▸ **Given exercise**
Restate, exactly and without pictures, the lines from the start of the listing below through the line holding "const y = d3.scaleLinear().domain([0, 1]).range([524, 162]);".

▸ **Data shown**

--------------------------------------------------

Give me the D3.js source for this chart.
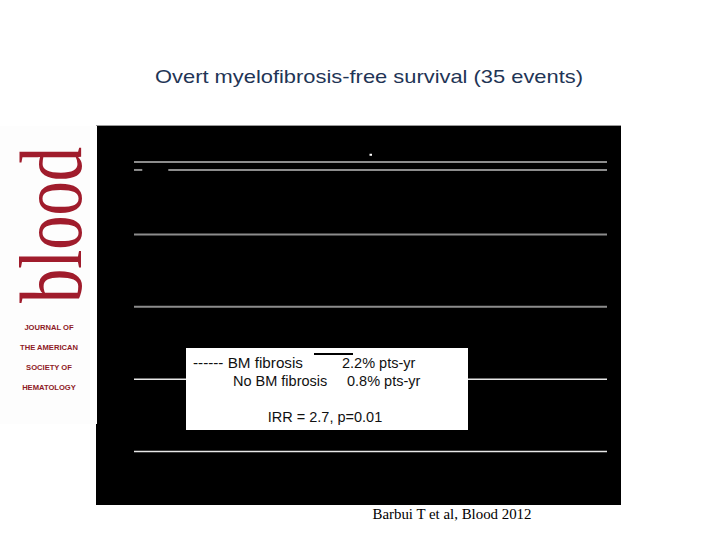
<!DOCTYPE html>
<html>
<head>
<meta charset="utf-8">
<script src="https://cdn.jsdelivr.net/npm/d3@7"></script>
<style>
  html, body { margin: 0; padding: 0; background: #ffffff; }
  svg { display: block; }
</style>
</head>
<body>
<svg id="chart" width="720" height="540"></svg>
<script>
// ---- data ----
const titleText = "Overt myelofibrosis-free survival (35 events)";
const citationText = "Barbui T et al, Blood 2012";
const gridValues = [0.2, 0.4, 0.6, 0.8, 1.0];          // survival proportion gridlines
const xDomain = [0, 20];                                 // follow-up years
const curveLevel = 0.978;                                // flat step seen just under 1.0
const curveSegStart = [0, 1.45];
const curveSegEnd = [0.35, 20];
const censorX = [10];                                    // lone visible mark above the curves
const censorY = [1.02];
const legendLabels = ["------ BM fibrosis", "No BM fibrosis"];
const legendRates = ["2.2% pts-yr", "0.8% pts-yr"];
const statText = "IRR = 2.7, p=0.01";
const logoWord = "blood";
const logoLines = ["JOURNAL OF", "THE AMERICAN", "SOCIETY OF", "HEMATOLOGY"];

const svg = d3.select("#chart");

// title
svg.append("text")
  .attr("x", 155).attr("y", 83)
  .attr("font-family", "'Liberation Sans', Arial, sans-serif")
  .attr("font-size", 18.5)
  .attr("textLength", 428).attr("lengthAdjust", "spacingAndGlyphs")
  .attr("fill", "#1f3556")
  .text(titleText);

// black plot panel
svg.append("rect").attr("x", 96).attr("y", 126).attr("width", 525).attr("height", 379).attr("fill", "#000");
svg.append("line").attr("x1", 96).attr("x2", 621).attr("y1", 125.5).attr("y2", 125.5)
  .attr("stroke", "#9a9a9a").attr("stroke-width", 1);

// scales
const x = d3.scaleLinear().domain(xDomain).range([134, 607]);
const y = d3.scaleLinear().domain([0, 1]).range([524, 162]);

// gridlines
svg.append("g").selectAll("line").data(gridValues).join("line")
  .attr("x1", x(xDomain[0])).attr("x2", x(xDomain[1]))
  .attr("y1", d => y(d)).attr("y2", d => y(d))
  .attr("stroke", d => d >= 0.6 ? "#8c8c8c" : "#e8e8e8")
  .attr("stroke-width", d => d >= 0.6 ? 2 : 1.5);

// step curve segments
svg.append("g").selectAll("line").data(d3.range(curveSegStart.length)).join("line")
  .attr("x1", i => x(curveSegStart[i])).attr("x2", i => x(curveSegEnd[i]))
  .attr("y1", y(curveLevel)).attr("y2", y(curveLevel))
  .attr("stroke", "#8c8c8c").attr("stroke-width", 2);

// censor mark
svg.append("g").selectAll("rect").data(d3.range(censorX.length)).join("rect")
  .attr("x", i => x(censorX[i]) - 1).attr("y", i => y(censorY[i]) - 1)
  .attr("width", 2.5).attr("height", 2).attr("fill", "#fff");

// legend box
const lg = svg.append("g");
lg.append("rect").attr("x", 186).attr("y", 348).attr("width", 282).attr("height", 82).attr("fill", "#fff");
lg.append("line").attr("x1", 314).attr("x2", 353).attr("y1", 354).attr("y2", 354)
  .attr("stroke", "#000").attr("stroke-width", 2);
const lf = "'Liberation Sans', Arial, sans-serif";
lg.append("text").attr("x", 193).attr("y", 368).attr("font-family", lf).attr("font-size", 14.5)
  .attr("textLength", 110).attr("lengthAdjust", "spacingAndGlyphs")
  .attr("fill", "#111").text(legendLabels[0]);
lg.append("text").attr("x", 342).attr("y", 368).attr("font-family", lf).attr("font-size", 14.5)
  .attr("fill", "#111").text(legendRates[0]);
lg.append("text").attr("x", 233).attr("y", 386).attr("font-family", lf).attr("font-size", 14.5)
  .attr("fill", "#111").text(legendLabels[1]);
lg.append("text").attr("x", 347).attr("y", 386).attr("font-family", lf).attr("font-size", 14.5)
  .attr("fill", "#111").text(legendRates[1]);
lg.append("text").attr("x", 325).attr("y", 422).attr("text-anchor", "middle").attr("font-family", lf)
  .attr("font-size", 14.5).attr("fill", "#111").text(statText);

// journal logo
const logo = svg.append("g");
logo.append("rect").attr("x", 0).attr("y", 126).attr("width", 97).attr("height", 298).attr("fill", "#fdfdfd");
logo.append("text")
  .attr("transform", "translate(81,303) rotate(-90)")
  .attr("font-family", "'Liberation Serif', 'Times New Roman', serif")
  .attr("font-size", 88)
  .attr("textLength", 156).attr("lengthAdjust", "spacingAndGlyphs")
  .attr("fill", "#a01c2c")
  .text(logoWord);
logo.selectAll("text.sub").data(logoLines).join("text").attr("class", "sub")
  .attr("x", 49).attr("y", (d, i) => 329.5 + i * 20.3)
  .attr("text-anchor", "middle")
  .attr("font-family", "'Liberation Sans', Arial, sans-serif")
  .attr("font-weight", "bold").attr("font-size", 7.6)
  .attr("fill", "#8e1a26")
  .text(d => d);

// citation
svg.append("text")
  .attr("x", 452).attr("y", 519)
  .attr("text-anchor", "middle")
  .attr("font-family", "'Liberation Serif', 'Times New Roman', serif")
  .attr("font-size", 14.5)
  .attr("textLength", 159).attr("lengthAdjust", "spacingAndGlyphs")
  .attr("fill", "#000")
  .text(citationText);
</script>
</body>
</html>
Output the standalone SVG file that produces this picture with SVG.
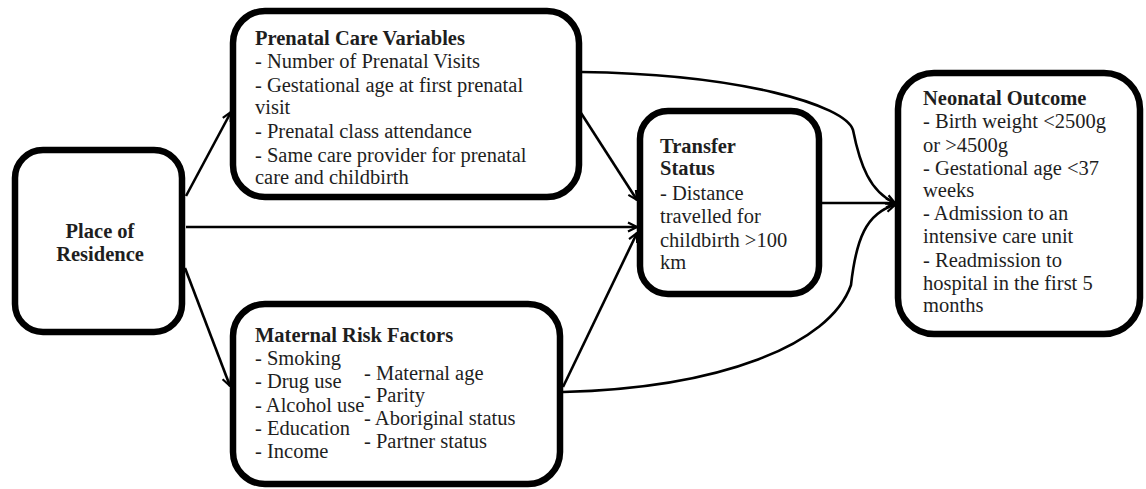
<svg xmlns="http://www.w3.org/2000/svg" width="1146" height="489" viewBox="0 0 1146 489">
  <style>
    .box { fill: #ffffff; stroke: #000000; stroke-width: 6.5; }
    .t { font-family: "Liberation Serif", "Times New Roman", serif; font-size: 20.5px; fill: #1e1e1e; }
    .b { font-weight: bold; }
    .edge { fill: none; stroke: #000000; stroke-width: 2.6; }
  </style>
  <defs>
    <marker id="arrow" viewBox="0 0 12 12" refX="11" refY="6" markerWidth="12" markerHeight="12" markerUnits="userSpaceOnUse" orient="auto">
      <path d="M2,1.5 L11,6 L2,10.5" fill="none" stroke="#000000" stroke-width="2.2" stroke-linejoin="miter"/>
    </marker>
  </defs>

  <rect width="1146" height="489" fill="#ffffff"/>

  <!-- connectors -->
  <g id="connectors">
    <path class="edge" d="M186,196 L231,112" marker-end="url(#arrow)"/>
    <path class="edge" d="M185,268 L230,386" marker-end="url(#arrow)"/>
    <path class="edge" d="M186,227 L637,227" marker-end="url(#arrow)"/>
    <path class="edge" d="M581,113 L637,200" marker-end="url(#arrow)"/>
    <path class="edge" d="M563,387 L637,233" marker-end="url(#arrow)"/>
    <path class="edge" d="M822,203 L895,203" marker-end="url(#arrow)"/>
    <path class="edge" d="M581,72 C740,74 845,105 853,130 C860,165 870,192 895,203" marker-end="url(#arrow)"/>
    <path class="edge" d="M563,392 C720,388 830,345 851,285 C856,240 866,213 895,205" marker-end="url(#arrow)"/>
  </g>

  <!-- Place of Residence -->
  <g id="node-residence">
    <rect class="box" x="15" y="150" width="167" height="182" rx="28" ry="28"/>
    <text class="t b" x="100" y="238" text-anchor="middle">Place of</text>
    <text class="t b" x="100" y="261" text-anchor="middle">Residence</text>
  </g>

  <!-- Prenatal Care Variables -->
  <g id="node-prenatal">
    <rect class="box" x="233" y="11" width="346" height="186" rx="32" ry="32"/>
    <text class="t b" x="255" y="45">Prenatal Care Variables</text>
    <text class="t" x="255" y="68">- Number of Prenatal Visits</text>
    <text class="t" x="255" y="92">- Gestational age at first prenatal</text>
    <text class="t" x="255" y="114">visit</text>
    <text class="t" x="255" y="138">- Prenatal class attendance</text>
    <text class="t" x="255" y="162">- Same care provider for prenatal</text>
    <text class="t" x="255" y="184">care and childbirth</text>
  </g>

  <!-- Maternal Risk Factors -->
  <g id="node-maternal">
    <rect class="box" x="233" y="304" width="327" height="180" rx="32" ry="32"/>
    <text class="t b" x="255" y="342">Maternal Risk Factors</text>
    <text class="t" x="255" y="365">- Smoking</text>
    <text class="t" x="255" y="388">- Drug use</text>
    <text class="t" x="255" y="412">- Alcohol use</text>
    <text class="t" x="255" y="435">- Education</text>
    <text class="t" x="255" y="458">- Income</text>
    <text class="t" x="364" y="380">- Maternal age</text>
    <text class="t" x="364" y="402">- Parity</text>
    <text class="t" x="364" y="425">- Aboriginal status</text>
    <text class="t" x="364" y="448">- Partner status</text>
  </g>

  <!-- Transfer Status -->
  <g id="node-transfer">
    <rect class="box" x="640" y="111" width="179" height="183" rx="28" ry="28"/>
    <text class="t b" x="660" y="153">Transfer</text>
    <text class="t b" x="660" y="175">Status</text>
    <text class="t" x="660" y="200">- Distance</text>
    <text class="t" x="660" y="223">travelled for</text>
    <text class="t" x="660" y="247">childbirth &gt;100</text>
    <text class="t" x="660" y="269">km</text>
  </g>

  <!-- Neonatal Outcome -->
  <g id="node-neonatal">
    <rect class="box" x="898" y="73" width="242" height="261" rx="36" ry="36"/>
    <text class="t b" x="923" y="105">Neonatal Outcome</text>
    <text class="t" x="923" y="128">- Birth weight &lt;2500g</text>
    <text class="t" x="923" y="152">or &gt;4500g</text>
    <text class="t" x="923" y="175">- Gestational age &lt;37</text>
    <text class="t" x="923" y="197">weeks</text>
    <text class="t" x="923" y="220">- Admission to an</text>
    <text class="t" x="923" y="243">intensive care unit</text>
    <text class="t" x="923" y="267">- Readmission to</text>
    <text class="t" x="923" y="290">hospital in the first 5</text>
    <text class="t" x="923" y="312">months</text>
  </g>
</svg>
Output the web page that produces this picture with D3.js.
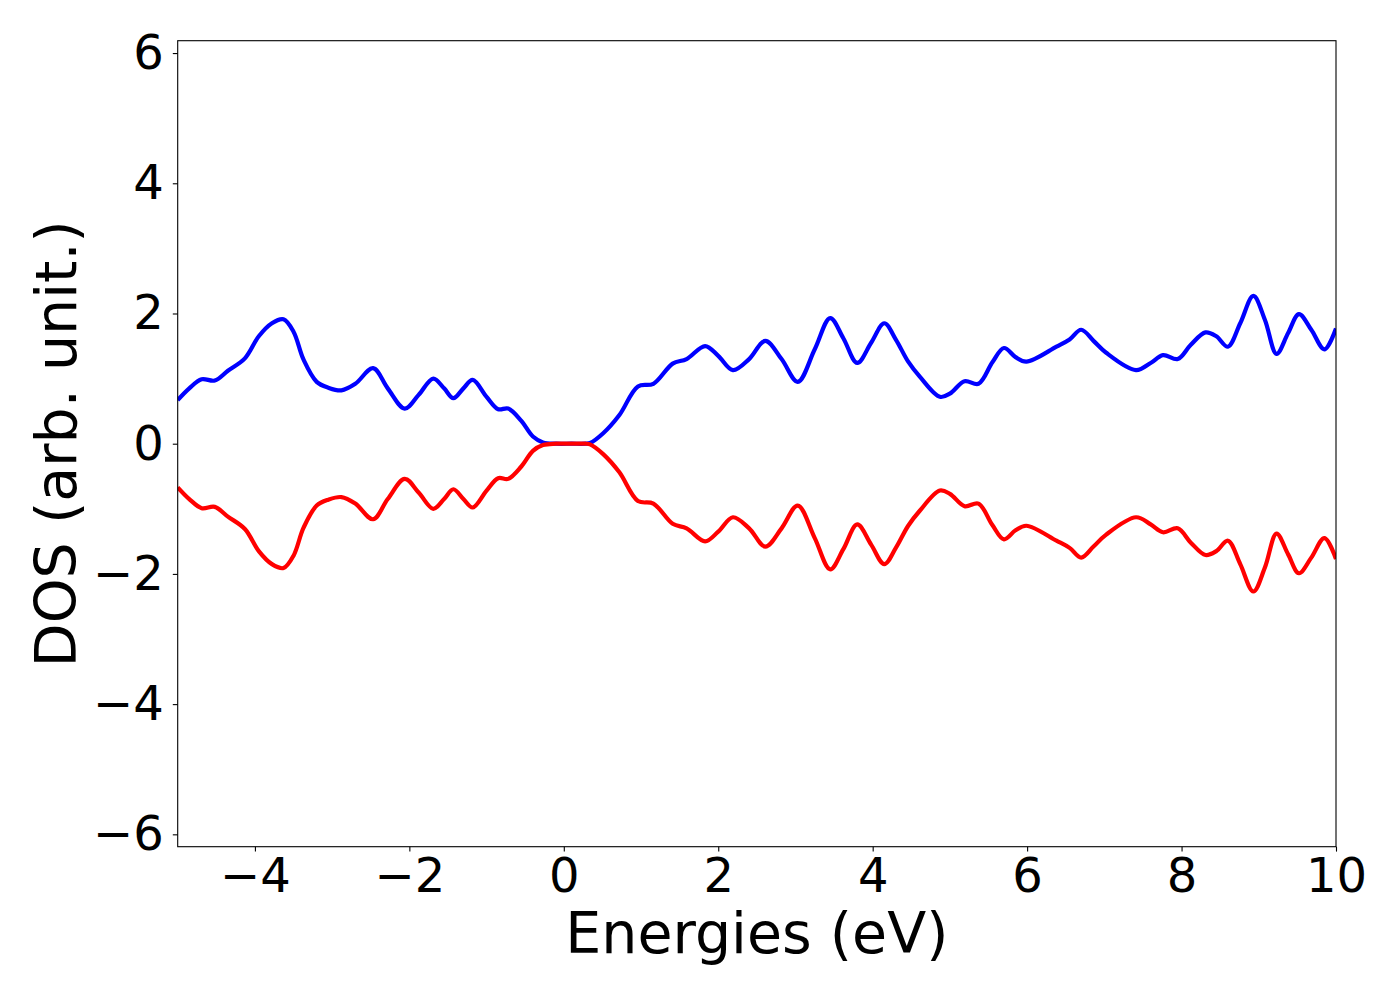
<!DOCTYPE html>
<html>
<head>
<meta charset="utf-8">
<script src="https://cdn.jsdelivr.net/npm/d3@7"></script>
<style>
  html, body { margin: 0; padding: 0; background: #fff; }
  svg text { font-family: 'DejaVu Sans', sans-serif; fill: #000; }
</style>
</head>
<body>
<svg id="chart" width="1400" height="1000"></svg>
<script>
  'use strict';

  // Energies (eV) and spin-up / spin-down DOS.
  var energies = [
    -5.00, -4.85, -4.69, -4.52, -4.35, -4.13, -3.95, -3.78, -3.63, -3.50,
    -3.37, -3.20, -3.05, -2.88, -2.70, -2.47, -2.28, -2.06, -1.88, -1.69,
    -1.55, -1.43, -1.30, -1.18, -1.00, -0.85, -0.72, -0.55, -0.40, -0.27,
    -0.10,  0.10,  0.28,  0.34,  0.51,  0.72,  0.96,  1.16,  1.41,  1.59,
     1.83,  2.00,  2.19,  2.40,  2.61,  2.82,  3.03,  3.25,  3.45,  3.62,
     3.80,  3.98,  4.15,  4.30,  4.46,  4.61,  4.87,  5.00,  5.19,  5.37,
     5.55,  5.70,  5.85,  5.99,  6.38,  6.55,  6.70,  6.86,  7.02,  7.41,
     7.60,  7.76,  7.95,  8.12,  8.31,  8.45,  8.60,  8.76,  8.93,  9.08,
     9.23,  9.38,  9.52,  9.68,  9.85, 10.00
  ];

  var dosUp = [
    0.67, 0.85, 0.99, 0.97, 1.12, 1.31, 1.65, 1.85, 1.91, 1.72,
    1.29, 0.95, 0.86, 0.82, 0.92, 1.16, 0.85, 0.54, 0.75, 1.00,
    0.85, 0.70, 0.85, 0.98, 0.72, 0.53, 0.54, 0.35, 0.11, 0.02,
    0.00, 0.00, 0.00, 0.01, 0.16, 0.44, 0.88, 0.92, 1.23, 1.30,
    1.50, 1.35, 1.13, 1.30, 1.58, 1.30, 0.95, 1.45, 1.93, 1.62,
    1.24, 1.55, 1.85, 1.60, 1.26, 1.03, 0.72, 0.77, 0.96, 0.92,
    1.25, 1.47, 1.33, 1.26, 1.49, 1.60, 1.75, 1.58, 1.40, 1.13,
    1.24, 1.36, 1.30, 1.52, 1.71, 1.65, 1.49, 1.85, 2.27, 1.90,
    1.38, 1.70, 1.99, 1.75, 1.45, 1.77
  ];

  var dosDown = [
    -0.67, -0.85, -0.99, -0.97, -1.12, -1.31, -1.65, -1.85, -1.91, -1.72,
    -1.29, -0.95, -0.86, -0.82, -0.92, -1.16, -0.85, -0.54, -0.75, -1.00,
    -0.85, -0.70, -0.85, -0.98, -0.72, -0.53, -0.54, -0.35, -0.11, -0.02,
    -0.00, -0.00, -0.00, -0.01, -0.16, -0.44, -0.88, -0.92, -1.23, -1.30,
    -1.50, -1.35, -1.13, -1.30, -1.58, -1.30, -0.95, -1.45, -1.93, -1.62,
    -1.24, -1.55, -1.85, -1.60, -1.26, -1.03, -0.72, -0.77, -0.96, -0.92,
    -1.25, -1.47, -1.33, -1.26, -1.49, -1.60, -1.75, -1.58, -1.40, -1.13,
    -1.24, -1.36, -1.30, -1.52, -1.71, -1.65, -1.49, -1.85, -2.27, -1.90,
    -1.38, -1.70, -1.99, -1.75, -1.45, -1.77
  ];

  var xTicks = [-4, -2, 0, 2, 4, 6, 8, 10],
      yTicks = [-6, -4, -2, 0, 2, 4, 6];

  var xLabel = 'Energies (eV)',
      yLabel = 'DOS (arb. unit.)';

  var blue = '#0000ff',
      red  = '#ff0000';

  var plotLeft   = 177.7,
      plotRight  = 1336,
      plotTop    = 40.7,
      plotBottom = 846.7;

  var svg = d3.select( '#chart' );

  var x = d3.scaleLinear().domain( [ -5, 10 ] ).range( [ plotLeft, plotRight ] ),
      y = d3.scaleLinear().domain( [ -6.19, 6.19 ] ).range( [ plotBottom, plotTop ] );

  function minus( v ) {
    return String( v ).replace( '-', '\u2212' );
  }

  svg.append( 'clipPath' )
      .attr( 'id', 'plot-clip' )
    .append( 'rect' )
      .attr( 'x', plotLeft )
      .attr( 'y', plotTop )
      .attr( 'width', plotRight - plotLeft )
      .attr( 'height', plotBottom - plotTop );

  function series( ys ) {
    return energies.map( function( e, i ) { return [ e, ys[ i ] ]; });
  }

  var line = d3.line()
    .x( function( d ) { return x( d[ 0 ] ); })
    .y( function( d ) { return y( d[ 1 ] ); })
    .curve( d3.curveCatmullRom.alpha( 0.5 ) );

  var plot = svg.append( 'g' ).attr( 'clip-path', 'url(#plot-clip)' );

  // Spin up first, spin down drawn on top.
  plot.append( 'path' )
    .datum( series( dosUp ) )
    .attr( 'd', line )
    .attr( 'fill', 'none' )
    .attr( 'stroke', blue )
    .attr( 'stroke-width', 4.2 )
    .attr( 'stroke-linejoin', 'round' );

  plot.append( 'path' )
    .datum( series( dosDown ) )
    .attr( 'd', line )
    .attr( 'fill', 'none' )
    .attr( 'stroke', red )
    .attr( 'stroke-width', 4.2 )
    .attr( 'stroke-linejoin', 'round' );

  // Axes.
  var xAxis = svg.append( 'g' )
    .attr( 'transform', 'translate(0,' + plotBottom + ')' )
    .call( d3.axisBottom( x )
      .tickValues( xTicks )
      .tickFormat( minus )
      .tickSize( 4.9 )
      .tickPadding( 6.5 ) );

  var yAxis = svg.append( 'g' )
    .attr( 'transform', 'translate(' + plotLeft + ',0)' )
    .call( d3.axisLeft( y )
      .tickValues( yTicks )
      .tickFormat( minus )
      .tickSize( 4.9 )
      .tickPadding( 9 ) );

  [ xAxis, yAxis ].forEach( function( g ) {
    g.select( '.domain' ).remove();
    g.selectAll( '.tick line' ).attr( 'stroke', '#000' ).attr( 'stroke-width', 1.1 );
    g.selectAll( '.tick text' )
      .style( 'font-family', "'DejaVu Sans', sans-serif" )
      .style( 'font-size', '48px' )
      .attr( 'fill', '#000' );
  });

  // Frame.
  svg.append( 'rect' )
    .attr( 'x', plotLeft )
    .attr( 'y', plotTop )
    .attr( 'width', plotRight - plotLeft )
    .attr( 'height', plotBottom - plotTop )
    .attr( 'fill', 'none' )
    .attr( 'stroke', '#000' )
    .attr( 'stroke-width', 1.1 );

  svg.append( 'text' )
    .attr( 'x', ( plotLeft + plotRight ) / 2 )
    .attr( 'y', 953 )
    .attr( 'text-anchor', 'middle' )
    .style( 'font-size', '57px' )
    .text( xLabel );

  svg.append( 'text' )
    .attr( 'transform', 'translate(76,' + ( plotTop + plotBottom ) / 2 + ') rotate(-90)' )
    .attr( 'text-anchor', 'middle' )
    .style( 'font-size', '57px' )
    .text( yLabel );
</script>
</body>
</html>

--------------------------------------------------

▸ **Response for this exercise**
Give me the D3.js source for this chart.
<!DOCTYPE html>
<html>
<head>
<meta charset="utf-8">
<script src="https://cdn.jsdelivr.net/npm/d3@7"></script>
<style>
  html, body { margin: 0; padding: 0; background: #ffffff; }
  svg { display: block; }
</style>
</head>
<body>
<svg id="chart" width="720" height="540"></svg>
<script>
// ---- data ----
const titleText = "Overt myelofibrosis-free survival (35 events)";
const citationText = "Barbui T et al, Blood 2012";
const gridValues = [0.2, 0.4, 0.6, 0.8, 1.0];          // survival proportion gridlines
const xDomain = [0, 20];                                 // follow-up years
const curveLevel = 0.978;                                // flat step seen just under 1.0
const curveSegStart = [0, 1.45];
const curveSegEnd = [0.35, 20];
const censorX = [10];                                    // lone visible mark above the curves
const censorY = [1.02];
const legendLabels = ["------ BM fibrosis", "No BM fibrosis"];
const legendRates = ["2.2% pts-yr", "0.8% pts-yr"];
const statText = "IRR = 2.7, p=0.01";
const logoWord = "blood";
const logoLines = ["JOURNAL OF", "THE AMERICAN", "SOCIETY OF", "HEMATOLOGY"];

const svg = d3.select("#chart");

// title
svg.append("text")
  .attr("x", 155).attr("y", 83)
  .attr("font-family", "'Liberation Sans', Arial, sans-serif")
  .attr("font-size", 18.5)
  .attr("textLength", 428).attr("lengthAdjust", "spacingAndGlyphs")
  .attr("fill", "#1f3556")
  .text(titleText);

// black plot panel
svg.append("rect").attr("x", 96).attr("y", 126).attr("width", 525).attr("height", 379).attr("fill", "#000");
svg.append("line").attr("x1", 96).attr("x2", 621).attr("y1", 125.5).attr("y2", 125.5)
  .attr("stroke", "#9a9a9a").attr("stroke-width", 1);

// scales
const x = d3.scaleLinear().domain(xDomain).range([134, 607]);
const y = d3.scaleLinear().domain([0, 1]).range([524, 162]);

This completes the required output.